Он многое отдал, чтобы она появилась на свет, и был готов отдать еще больше, чтобы не накликать на нее новой беды.

— Лекарь мой, ясный мой, Ми-шень-ка.

Слова потонули в поцелуях, коими она осыпала его лицо — беспорядочно, куда придется, лишь бы отогреть, растормошить, убедить, что все улеглось.

Все беды Саша отгонит.

Не из-за долга, который больше не довлел над нею.

А от безрассудного своего молодого желания поделиться — добровольно и беззаветно — всем, что есть у нее.

И он ожил под ее поцелуями, крупная дрожь пронеслась по всему его телу, и Саша охнула, всхлипнула, засмеялась — все сразу, — когда ощутила его руки на своих плечах, его губы на своих губах.

Опалило огнем, полыхнуло так, что звезды заискрили в тесной и темной бане, сладостным и тягучим был этот поцелуй, полынно-горьким и медово-мягким. Все смешалось, все умерло и родилось заново, подогнулись колени, закружилась голова. И Саша отчаянно держалась за Мишу-Мишеньку, с которого слетела вся шелуха, и был он чист и новорожден в этот миг перед нею.
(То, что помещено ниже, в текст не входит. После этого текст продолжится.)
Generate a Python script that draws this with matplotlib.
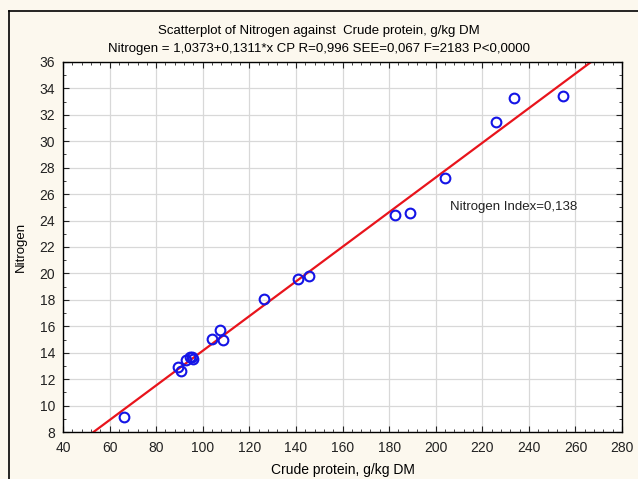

И она тоже целовала его — как умела, жарко и топко, и хотела исцеловать его до беспамятства, но тут мерзко и бесцеремонно закукарекал ранний какой-то петух, и они отпрянули друг от друга, будто их водой окатило.

— Саша Александровна… — бессильно выдохнул он, пошатнувшись и потянувшись к ней, будто тяжко ему, бедному, было в одиночку.

Она переливчато засмеялась — тоже новым, не девичьим, женским грудным смехом, в котором были и мягкость, и радость, и обещание.

— После, все после, — шепнула Саша быстро, — скоро люди проснутся!